In the past, I’ve faulted economists for ignoring the marriage premium (here, here, and here for starters).  Last week, when Pascal-Emmanuel Gobry and Megan McArdle joined my fault-finding expedition, Justin Wolfers pushed back on Twitter:

There’s no credible evidence justifying the claim that the marriage wage premium is causal.

I replied:

Justin, you don’t sound very Bayesian. [and linked to this post on economists’ selective agnosticism].

Justin’s response:

The Bayesian reading is to confess to a prior that there’s strong selection into marriage.

After reading this, reasons for Justin to rethink his position kept popping into my head.  Here are the top nine:

1. No credible evidence?  How about the mere fact that the marriage premium (for men) and marriage penalty (for women) persists after controlling for age, education, race, and a long list of other confounding variables?

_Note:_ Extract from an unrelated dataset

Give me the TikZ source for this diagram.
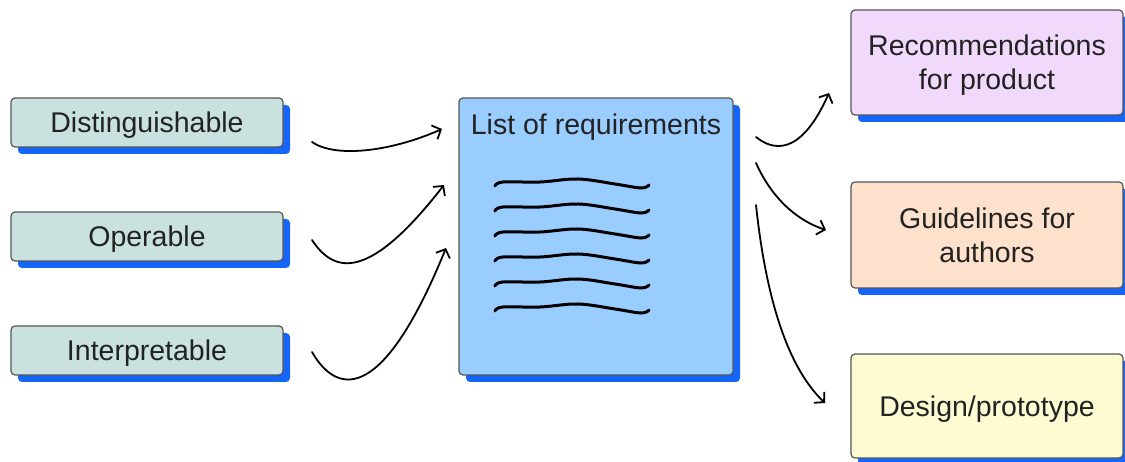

2. “Strong selection” hardly implies zero treatment effect – and the observed male marriage premium is so large (often over 40%) that the absolute treatment effect would still be large even if 75% of the difference were due to selection.

3. After controlling for observables, do married and unmarried men really seem radically different?  What unmeasured pre-existing traits of married men could conceivably lead them to earn 40% more than unmarried men?

4. Following Heckman’s lead, education economists increasingly emphasize the importance of non-cognitive skills (conscientiousness, ambition, organization, etc.).  Isn’t it plausible that marriage would causally raise men’s non-cognitive skill via expectations, praise, nagging, devotion, etc.?

5. It’s easy to see the appeal of the selection story: Married people have many traits in common: willingness to commit, to defer gratification, to conform to social norms.  Why then, though, do married men earn a large premium, while married women earn a modest penalty?  Shouldn’t favorable selection enhance women’s earnings, too?

6. If you say, “Women de-emphasize their careers after they marry,” you’re appealing to a treatment effect.  And if you can believe that women de-emphasize their careers as a result of marriage, why can’t you believe that men emphasize their careers as a result of marriage?

7. Kids substantially reduce female earnings.  Few doubt that this effect is causal: Kids don’t just take time; they change priorities.  If you can believe that kids change their moms’ labor market behavior, why can’t you believe that spouses change each others’ labor market behavior?

8. If marriage is just a piece of paper, how can it possibly cause higher or lower earnings?  Because marriage is also a state of mind.  Some people (like Justin Wolfers and Betsey Stevenson) can enter this state of mind by sheer act of will.  But most people need formal social recognition to effect this transformation.

9. Social psychologists have produced a lot of experimental evidence that merely identifying as a member of a group can have a large effect on behavior; see e.g. the famous Robbers Cave Experiment.  Why is it so hard to believe that identifying as “Husband of X” or “Wife of Y” can have such an effect?  Or simply identifying as “a Husband” or “a Wife”?

Are any of these arguments – or all of them together – good enough to convince a skeptic like Justin that a substantial part of the marriage premium is causal?  Probably not.  But my arguments are good enough to convince reasonable skeptics that this issue deserves far more empirical attention from economists of Justin’s caliber.